*** Collected material

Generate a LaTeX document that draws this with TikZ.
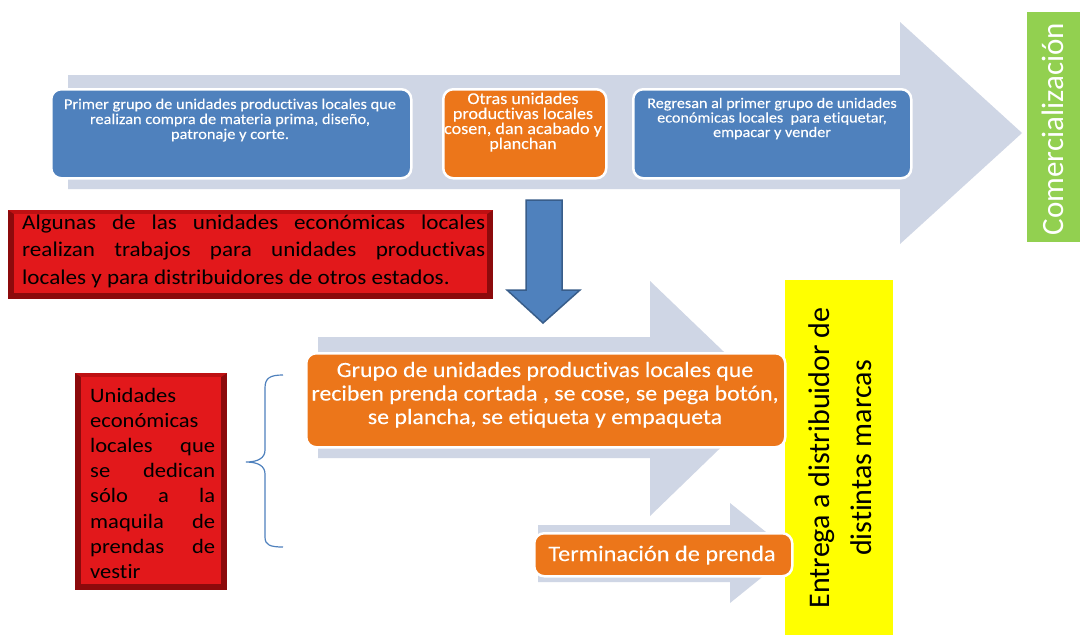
\documentclass[tikz,border=0pt]{standalone}
\usepackage{fontspec}
\setmainfont{Carlito}[Ligatures=NoCommon]
\newfontfamily\heavyw{Carlito}[FakeBold=0.1,Ligatures=NoCommon]
\newfontfamily\plainb{Carlito}[Ligatures=NoCommon]
\usepackage{graphicx}
\definecolor{arrowgray}{RGB}{207,214,229}
\definecolor{boxblue}{RGB}{79,129,189}
\definecolor{boxblueline}{RGB}{56,93,138}
\definecolor{boxorange}{RGB}{236,118,26}
\definecolor{boxgreen}{RGB}{146,208,80}
\definecolor{boxyellow}{RGB}{255,255,0}
\definecolor{facered}{RGB}{226,24,27}
\definecolor{darkred}{RGB}{140,10,12}
\definecolor{midred}{RGB}{190,16,18}
\newcommand{\xs}[1]{\scalebox{1.1}[1]{#1}}
\newcommand{\fs}[2]{\fontsize{#1}{#2}\selectfont}
\newcommand{\jline}[1]{\makebox[\linewidth][s]{#1}}
\tikzset{
  lightarrow/.style={fill=arrowgray, draw=none},
  roundbox/.style={rounded corners=10pt, draw=white, line width=2.5pt, inner sep=0pt, anchor=north west},
  bluebox/.style={roundbox, fill=boxblue},
  orangebox/.style={roundbox, fill=boxorange},
  flatbox/.style={draw=none, inner sep=0pt, anchor=north west},
  redface/.style={flatbox, fill=facered},
  wtext/.style={text=white, inner sep=0pt, anchor=base, font=\heavyw},
  btext/.style={text=black, inner sep=0pt, font=\plainb},
  downarrow/.style={fill=boxblue, draw=boxblueline, line width=1.5pt, line join=miter},
  bracestyle/.style={draw=boxblue, line width=1.2pt}
}
\begin{document}
\begin{tikzpicture}[x=1pt,y=-1pt]
\useasboundingbox (0,0) rectangle (1081,635);
\fill[white] (0,0) rectangle (1081,635);

% top big arrow
\fill[lightarrow] (68,75) -- (900,75) -- (900,22) -- (1022,133) -- (900,244) -- (900,189) -- (68,189) -- cycle;

% top boxes
\node[bluebox, minimum width=360pt, minimum height=89pt] (b1) at (50,88) {};
\node[orangebox, minimum width=163pt, minimum height=89pt] (b2) at (442,88) {};
\node[bluebox, minimum width=278pt, minimum height=89pt] (b3) at (632,88) {};
\node[wtext] (t1) at (230,109) {\xs{\parbox[t]{330pt}{\centering\fs{14.9}{15}Primer grupo de unidades productivas locales que\\realizan compra de materia prima, diseño,\\patronaje y corte.}}};
\node[wtext] (t2) at (523,104) {\xs{\parbox[t]{200pt}{\centering\fs{16.5}{15}Otras unidades\\productivas locales\\cosen, dan acabado y\\planchan}}};
\node[wtext] (t3) at (772,108) {\xs{\parbox[t]{280pt}{\centering\fs{14.7}{14.5}Regresan al primer grupo de unidades\\económicas locales\ \ para etiquetar,\\empacar y vender}}};

% green box
\node[flatbox, fill=boxgreen, minimum width=53pt, minimum height=230pt] (g) at (1027,12) {};
\node[text=white, inner sep=0pt, anchor=base, rotate=90, font=\plainb] (gt) at (1063,129) {\fs{31}{36}Comercialización};

% red box 1
\fill[darkred] (8,210) rectangle (493,299);
\fill[midred] (8,210) -- (493,210) -- (487,214) -- (14,214) -- cycle;
\node[redface, minimum width=473pt, minimum height=79pt] (r1) at (14,214) {};
\node[btext, anchor=base west] (r1t) at (22,229) {\xs{\parbox[t]{420.9pt}{\fs{21}{27.5}\jline{Algunas de las unidades económicas locales}\\\jline{realizan trabajos para unidades productivas}\\locales y para distribuidores de otros estados.}}};

% blue down arrow
\draw[downarrow] (526,200) -- (562,200) -- (562,290) -- (580,290) -- (543,323) -- (507,290) -- (526,290) -- cycle;

% lower arrows
\fill[lightarrow] (318,337) -- (650,337) -- (650,281) -- (772,398) -- (650,516) -- (650,458) -- (318,458) -- cycle;
\fill[lightarrow] (538,525) -- (730,525) -- (730,503) -- (792,553) -- (730,603) -- (730,582) -- (538,582) -- cycle;

% yellow box
\node[flatbox, fill=boxyellow, minimum width=108pt, minimum height=355pt] (y) at (785,280) {};
\node[btext, anchor=base, rotate=90] (yt) at (829,458) {\parbox[t]{320pt}{\centering\fs{30}{42}Entrega a distribuidor de\\distintas marcas}};

% middle orange boxes
\node[orangebox, minimum width=479pt, minimum height=94pt] (m1) at (305,352) {};
\node[wtext] (m1t) at (545,377) {\xs{\parbox[t]{450pt}{\centering\fs{21.7}{23.5}Grupo de unidades productivas locales que\\reciben prenda cortada , se cose, se pega botón,\\se plancha, se etiqueta y empaqueta}}};
\node[orangebox, minimum width=258pt, minimum height=43pt] (m2) at (533,532) {};
\node[wtext] (m2t) at (662,561) {\xs{\fs{22.1}{24}Terminación de prenda}};

% red box 2
\fill[darkred] (75,373) rectangle (227,590);
\fill[midred] (75,373) -- (227,373) -- (221,377) -- (81,377) -- cycle;
\node[redface, minimum width=140pt, minimum height=207pt] (r2) at (81,377) {};
\node[btext, anchor=base west] (r2t) at (90,402) {\xs{\parbox[t]{113.6pt}{\fs{20.5}{25.2}Unidades\\económicas\\\jline{locales que}\\\jline{se dedican}\\\jline{sólo a la}\\\jline{maquila de}\\\jline{prendas de}\\vestir}}};

% brace
\coordinate (bt) at (283,375);
\coordinate (bb) at (283,547);
\coordinate (btip) at (246,462);
\draw[bracestyle] (bt) .. controls (270,375) and (265,378) .. (265,388) -- (265,450) .. controls (265,458) and (258,462) .. (btip) .. controls (258,462) and (265,466) .. (265,474) -- (265,537) .. controls (265,545) and (270,547) .. (bb);
\end{tikzpicture}
\end{document}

******

§ **Problem to work on**
Reproduce every line above as written, skipping pictures.

§ **Answer below**
Generate a LaTeX document that draws this with TikZ.
\documentclass[tikz,border=0pt]{standalone}
\usepackage{fontspec}
\setmainfont{Carlito}[Ligatures=NoCommon]
\newfontfamily\heavyw{Carlito}[FakeBold=0.1,Ligatures=NoCommon]
\newfontfamily\plainb{Carlito}[Ligatures=NoCommon]
\usepackage{graphicx}
\definecolor{arrowgray}{RGB}{207,214,229}
\definecolor{boxblue}{RGB}{79,129,189}
\definecolor{boxblueline}{RGB}{56,93,138}
\definecolor{boxorange}{RGB}{236,118,26}
\definecolor{boxgreen}{RGB}{146,208,80}
\definecolor{boxyellow}{RGB}{255,255,0}
\definecolor{facered}{RGB}{226,24,27}
\definecolor{darkred}{RGB}{140,10,12}
\definecolor{midred}{RGB}{190,16,18}
\newcommand{\xs}[1]{\scalebox{1.1}[1]{#1}}
\newcommand{\fs}[2]{\fontsize{#1}{#2}\selectfont}
\newcommand{\jline}[1]{\makebox[\linewidth][s]{#1}}
\tikzset{
  lightarrow/.style={fill=arrowgray, draw=none},
  roundbox/.style={rounded corners=10pt, draw=white, line width=2.5pt, inner sep=0pt, anchor=north west},
  bluebox/.style={roundbox, fill=boxblue},
  orangebox/.style={roundbox, fill=boxorange},
  flatbox/.style={draw=none, inner sep=0pt, anchor=north west},
  redface/.style={flatbox, fill=facered},
  wtext/.style={text=white, inner sep=0pt, anchor=base, font=\heavyw},
  btext/.style={text=black, inner sep=0pt, font=\plainb},
  downarrow/.style={fill=boxblue, draw=boxblueline, line width=1.5pt, line join=miter},
  bracestyle/.style={draw=boxblue, line width=1.2pt}
}
\begin{document}
\begin{tikzpicture}[x=1pt,y=-1pt]
\useasboundingbox (0,0) rectangle (1081,635);
\fill[white] (0,0) rectangle (1081,635);

% top big arrow
\fill[lightarrow] (68,75) -- (900,75) -- (900,22) -- (1022,133) -- (900,244) -- (900,189) -- (68,189) -- cycle;

% top boxes
\node[bluebox, minimum width=360pt, minimum height=89pt] (b1) at (50,88) {};
\node[orangebox, minimum width=163pt, minimum height=89pt] (b2) at (442,88) {};
\node[bluebox, minimum width=278pt, minimum height=89pt] (b3) at (632,88) {};
\node[wtext] (t1) at (230,109) {\xs{\parbox[t]{330pt}{\centering\fs{14.9}{15}Primer grupo de unidades productivas locales que\\realizan compra de materia prima, diseño,\\patronaje y corte.}}};
\node[wtext] (t2) at (523,104) {\xs{\parbox[t]{200pt}{\centering\fs{16.5}{15}Otras unidades\\productivas locales\\cosen, dan acabado y\\planchan}}};
\node[wtext] (t3) at (772,108) {\xs{\parbox[t]{280pt}{\centering\fs{14.7}{14.5}Regresan al primer grupo de unidades\\económicas locales\ \ para etiquetar,\\empacar y vender}}};

% green box
\node[flatbox, fill=boxgreen, minimum width=53pt, minimum height=230pt] (g) at (1027,12) {};
\node[text=white, inner sep=0pt, anchor=base, rotate=90, font=\plainb] (gt) at (1063,129) {\fs{31}{36}Comercialización};

% red box 1
\fill[darkred] (8,210) rectangle (493,299);
\fill[midred] (8,210) -- (493,210) -- (487,214) -- (14,214) -- cycle;
\node[redface, minimum width=473pt, minimum height=79pt] (r1) at (14,214) {};
\node[btext, anchor=base west] (r1t) at (22,229) {\xs{\parbox[t]{420.9pt}{\fs{21}{27.5}\jline{Algunas de las unidades económicas locales}\\\jline{realizan trabajos para unidades productivas}\\locales y para distribuidores de otros estados.}}};

% blue down arrow
\draw[downarrow] (526,200) -- (562,200) -- (562,290) -- (580,290) -- (543,323) -- (507,290) -- (526,290) -- cycle;

% lower arrows
\fill[lightarrow] (318,337) -- (650,337) -- (650,281) -- (772,398) -- (650,516) -- (650,458) -- (318,458) -- cycle;
\fill[lightarrow] (538,525) -- (730,525) -- (730,503) -- (792,553) -- (730,603) -- (730,582) -- (538,582) -- cycle;

% yellow box
\node[flatbox, fill=boxyellow, minimum width=108pt, minimum height=355pt] (y) at (785,280) {};
\node[btext, anchor=base, rotate=90] (yt) at (829,458) {\parbox[t]{320pt}{\centering\fs{30}{42}Entrega a distribuidor de\\distintas marcas}};

% middle orange boxes
\node[orangebox, minimum width=479pt, minimum height=94pt] (m1) at (305,352) {};
\node[wtext] (m1t) at (545,377) {\xs{\parbox[t]{450pt}{\centering\fs{21.7}{23.5}Grupo de unidades productivas locales que\\reciben prenda cortada , se cose, se pega botón,\\se plancha, se etiqueta y empaqueta}}};
\node[orangebox, minimum width=258pt, minimum height=43pt] (m2) at (533,532) {};
\node[wtext] (m2t) at (662,561) {\xs{\fs{22.1}{24}Terminación de prenda}};

% red box 2
\fill[darkred] (75,373) rectangle (227,590);
\fill[midred] (75,373) -- (227,373) -- (221,377) -- (81,377) -- cycle;
\node[redface, minimum width=140pt, minimum height=207pt] (r2) at (81,377) {};
\node[btext, anchor=base west] (r2t) at (90,402) {\xs{\parbox[t]{113.6pt}{\fs{20.5}{25.2}Unidades\\económicas\\\jline{locales que}\\\jline{se dedican}\\\jline{sólo a la}\\\jline{maquila de}\\\jline{prendas de}\\vestir}}};

% brace
\coordinate (bt) at (283,375);
\coordinate (bb) at (283,547);
\coordinate (btip) at (246,462);
\draw[bracestyle] (bt) .. controls (270,375) and (265,378) .. (265,388) -- (265,450) .. controls (265,458) and (258,462) .. (btip) .. controls (258,462) and (265,466) .. (265,474) -- (265,537) .. controls (265,545) and (270,547) .. (bb);
\end{tikzpicture}
\end{document}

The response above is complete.